Entre bambalinas

Campamento de verano

  • Las cofradías tienen la obligación de devolver a los hermanos el sentido de pertenencia a través de la verdad y lejos de las campañas sólo bonitas

Un nazareno del Rocío, a la salida desde la casa hermandad.

Un nazareno del Rocío, a la salida desde la casa hermandad. / J. L. P.

Ahora que el otoño se acerca, y que por fin el curso escolar ha empezado, nos podemos permitir mirar atrás a hacer balance del verano más atípico. Ese mismo gusanillo por la vuelta a las aulas es el que entra cuando un campamento comienza. Las horas se acortan y la conexión con la naturaleza, la despreocupación y los amigos que allí se hacen son el revulsivo necesario para una experiencia que pocas veces puede ser negativa.

Hace unos años, las cofradías de Pollinica y Pasión comenzaron a organizar campamentos de verano con trasfondo cofrade. No faltaban algunas oraciones y una eucaristía, signo de la fe que profesamos. Pero el mayor ingrediente de los campamentos era la diversión. Pasarlo bien, tan sencillo como eso. Y entre la chiquillería se encontraban cofrades, de los que luego llevan siempre sus mejores galas en los actos, reconvertidos en monitores, disfrazados incluso, para crear el ambiente perfecto. Luego siguieron su estela otras corporaciones como Salud y Santa Cruz, dando una oportunidad a sus hermanos pequeños y jóvenes para conocerse, compartir y crear lazos.

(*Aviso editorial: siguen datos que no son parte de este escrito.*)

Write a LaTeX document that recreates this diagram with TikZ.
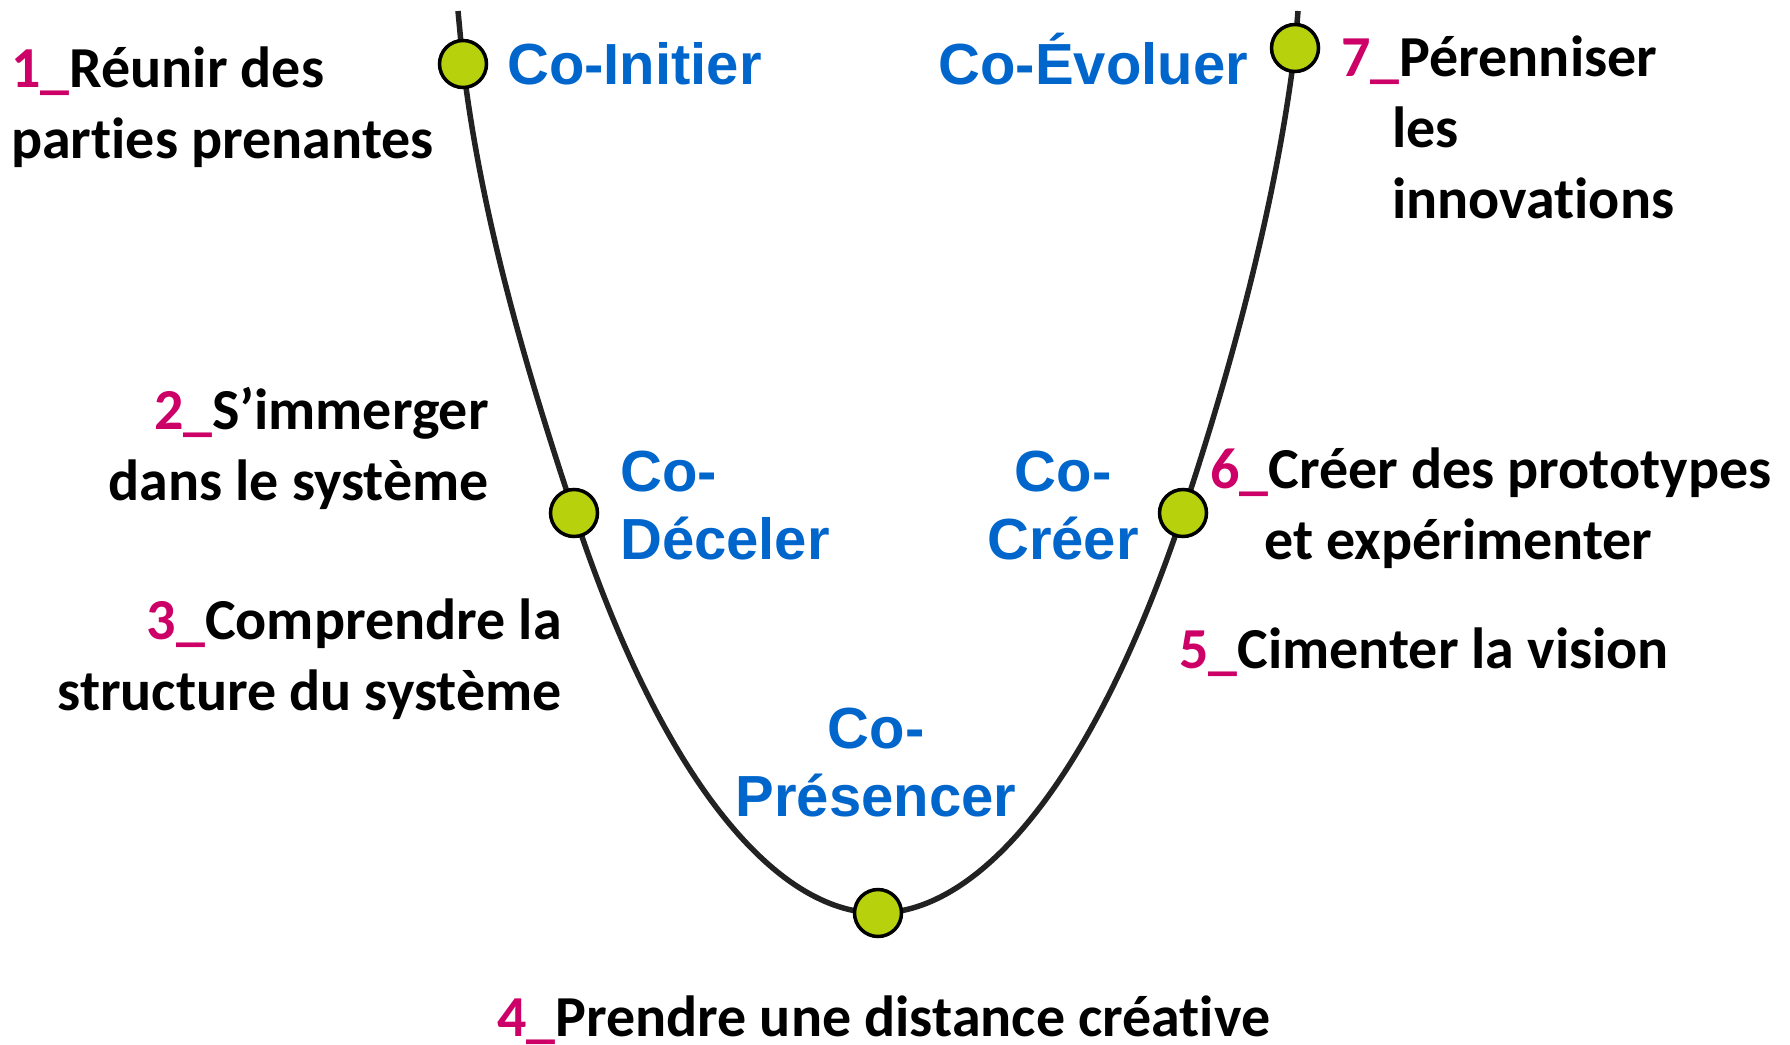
\documentclass[tikz,border=0pt]{standalone}
\usepackage{fontspec}
\setmainfont{Carlito}[Ligatures=NoCommon]
\newfontfamily\arialfont{Liberation Sans}
\definecolor{stepmag}{RGB}{204,0,102}
\definecolor{coblue}{RGB}{0,102,204}
\definecolor{dotgreen}{RGB}{183,210,12}
\definecolor{curvegray}{RGB}{34,34,34}
\newcommand{\num}[1]{\textcolor{stepmag}{#1\_}}
\begin{document}
\begin{tikzpicture}[x=1pt,y=-1pt,
  dot/.style={circle, fill=dotgreen, draw=black, line width=3.5pt, minimum size=47pt, inner sep=0pt},
  steptext/.style={font=\fontsize{58}{71}\selectfont\bfseries, inner sep=0pt, text=black},
  colabel/.style={font=\arialfont\fontsize{58}{68}\selectfont\bfseries, inner sep=0pt, text=coblue},
  ucurve/.style={draw=curvegray, line width=5.5pt}
]
\useasboundingbox (0,0) rectangle (1790,1044);

% points of the U curve
\coordinate (top1) at (458,11);
\coordinate (p1) at (463,64);
\coordinate (p2) at (574,513);
\coordinate (p4) at (878,913);
\coordinate (p6) at (1183,513);
\coordinate (p7) at (1295,48);
\coordinate (top7) at (1298,11);

\draw[ucurve] (top1) -- (p1)
  .. controls (481,214) and (524,363) .. (p2)
  .. controls (662,780) and (776,913) .. (p4)
  .. controls (980,913) and (1094,780) .. (p6)
  .. controls (1233,363) and (1277,198) .. (p7)
  -- (top7);

\node[dot] (d1) at (p1) {};
\node[dot] (d2) at (p2) {};
\node[dot] (d4) at (p4) {};
\node[dot] (d6) at (p6) {};
\node[dot] (d7) at (p7) {};

% step texts (anchored at the baseline of their last line)
\node[steptext, anchor=base west, align=left] (t1) at (11,158) {\num{1}Réunir des\\parties prenantes};
\node[steptext, anchor=base east, align=right] (t2) at (489,500) {\num{2}S’immerger\\dans le système};
\node[steptext, anchor=base east, align=right] (t3) at (562,710) {\num{3}Comprendre la\\structure du système};
\node[steptext, anchor=base west] (t4) at (497,1036) {\num{4}Prendre une distance créative};
\node[steptext, anchor=base west] (t5) at (1179,668) {\num{5}Cimenter la vision};
\node[steptext, anchor=base west, align=left] (t6) at (1210,559) {\num{6}Créer des prototypes\\\hspace*{54pt}et expérimenter};
\node[steptext, anchor=base west, align=left] (t7) at (1341,218) {\num{7}Pérenniser\\\hspace*{51pt}les\\\hspace*{51pt}innovations};

% phase labels
\node[colabel, anchor=base west] (c1) at (507,84) {Co-Initier};
\node[colabel, anchor=base east] (c7) at (1248,84) {Co-Évoluer};
\node[colabel, anchor=base west, align=left] (c2) at (620,559) {Co-\\Déceler};
\node[colabel, anchor=base, align=center] (c6) at (1063,559) {Co-\\Créer};
\node[colabel, anchor=base, align=center] (c4) at (876,816) {Co-\\Présencer};
\end{tikzpicture}
\end{document}
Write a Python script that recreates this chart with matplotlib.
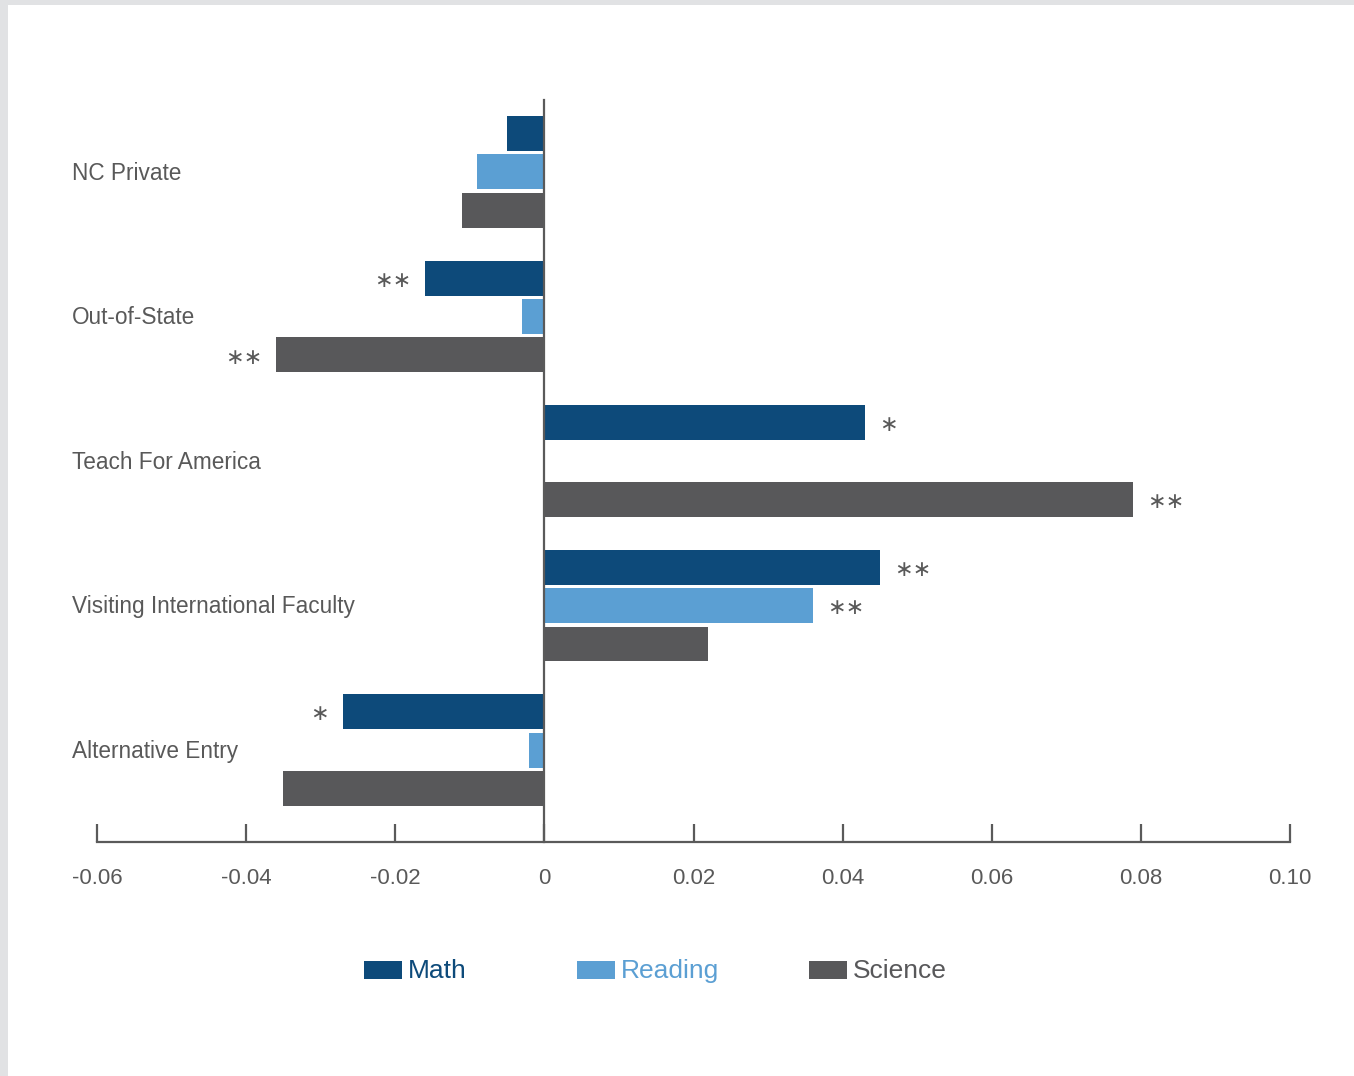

Volvamos ahora al contexto pandémico: llevamos casi siete meses sin ver una procesión en la calle. Las cofradías se han convertido, a merced de los de siempre, en organizaciones de pura burocracia. Los cultos son la única vía para poder salir un poco de la rutina tediosa en la que todo está ya hecho porque no hay túnicas que lavar, tulipas que limpiar ni plata que envolver. Y, por hacer las cosas bien, los cultos se reducen en presencia humana, que debe asumir en apenas unos segundos la cercanía de la imagen. El futuro se presenta incierto y preocupante.

Mientras las autoridades sanitarias y diocesanas no levanten el veto –porque una “revolución pacífica” resulta impensable, admitámoslo-, no queda otra que plantear una nueva dinámica o dejarse morir. Ya no es cuestión de ingresos, sino de sentido de pertenencia. Hay quienes se plantean su fe porque no pueden abrazar un varal y eso es indicativo de que algo hicimos mal. Las cofradías tienen la obligación de dar un salto que, dentro de las medidas de prevención, devuelvan a los hermanos a los templos y casas hermandad. Que los hagan sentirse parte de un algo que es suyo, porque para algo lo pagan. Que se haga, eso sí, con verdad. Sin campañas orientadas a ocupar un bonito tuit y lemas que rocen el ridículo.

La convivencia humana es la base ahora mismo. Y se hace con fe, no se aparta a Dios a un lado (tan cerca que está en ti dentro). Y recuperar pequeños espacios como aquellos campamentos de verano garantizarán el presente y también el futuro. No se podrán llevar a cabo nuevos proyectos si no conseguimos que los hermanos hablen con orgullo de “su” cofradía más allá del día de salida. Esta garantía requiere soluciones inmediatas para que no lleguemos, como las autoridades, siempre tarde. Quizás un día en el campo, respetando todas las medidas, sea suficiente.